Freud's Defense Mechanisms

  • Freud described the mind as an iceberg: conscious mind above water, unconscious below.
  • The Id is totally unconscious (fully underwater).
  • The superego is half under and half above water.
  • The ego is a bit more above the water.
  • Ego uses defense mechanisms to distort reality in order to deal with anxiety.
  • The ego represses unacceptable feelings/memories from consciousness, so they remain below the surface.
  • Ego may use denial to deal with loss and painful experiences.

Id

  • Contains primitive impulses (thirst, anger, hunger).
  • We are born with our Id (according to Freud).
  • Based on the pleasure principle: wants whatever feels good/no considerations.
  • Represented by a devil on the shoulder.

Superego

  • Represents the conscience, the moral part of us.
  • Dictates belief of right or wrong - angel sitting on shoulder.

Ego

  • Maintains balance between impulses (Id) and conscience (Superego).
  • Considers both devil and angel and considers both situations.
  • Operates based on the reality principle.

Sleep and Dreaming

  • About 1/3 of our lives is spent sleeping.

Necessity of Sleep

  • To replenish chemicals used by our body.
  • To grow.

Sleep Deprivation Results

  • Decreased immunity.
  • Hand tremors.
  • Irritability.
  • Inattention.
  • Decreased reflex time.
  • Going too long without sleep leads to:
    • Visual illusions.
    • Delusions.
    • Hallucinations.
  • Sleep occurs in 4 repetitive stages (90-minute cycle).

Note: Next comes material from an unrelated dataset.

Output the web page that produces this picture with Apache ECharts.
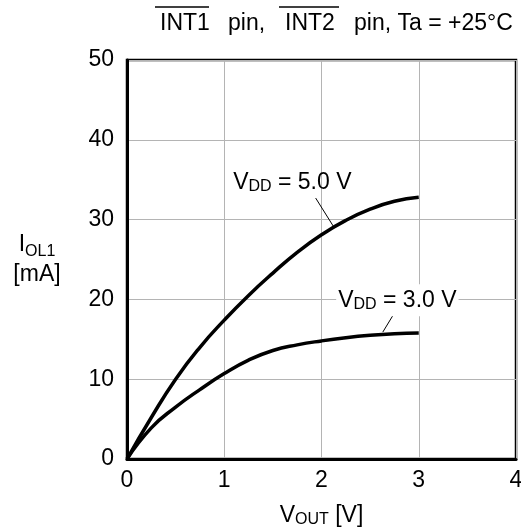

Psychology of Dreams - Original Two Theories

  • Mainly of interest to Freud and Jung.
  • Gained momentum within the scientific community when a relationship between dreaming and REM was found.
  • Both theorists believed analyzing dreams was a way of understanding the unconscious.
    • Freud: People, situations, and images in dreams represented suppressed sexual desires of dreamers.
    • Jung: Dreams are a way for the unconscious mind to communicate with the conscious mind.
  • Now, other theories have emerged.

Behavioral Psychologists

  • Based on the belief that psychologists need empirical evidence to understand and change human behavior.

Ivan Pavlov (1849-1936)

  • Nobel Prize-winning Russian scientist who began his work studying the human digestive system

B.F. Skinner (1904-1990)

  • Was only concerned with observable behaviors (not the mental processes) - rewards and punishments.
  • Learning is a \"change in one's knowledge or behavior as a result of experience.\"

Two Major Types of Learning

  • Conditioned Learning:
    • Conditioning is learning to respond to certain stimuli in a specific way.
    • Classical conditioning and operant conditioning.
  • Observational Learning:
    • Discovered by Albert Bandura.
    • Explains 'other' kinds of learning (e.g., playing piano).
    • Huge implications with respect to children as they learn from adults.

Classical Conditioning

  • "Learning by association."
  • Discovered by Pavlov.
  • Noticed dogs would salivate first at the sight of food and then at the sound of the experimenter approaching.
  • UR = unconditioned response - unlearned, automatic response.
  • CR = conditioned response - a learned response.
  • US = unconditioned stimulus - not manipulated.
  • CS = conditioned stimulus - manipulated by the experimenter.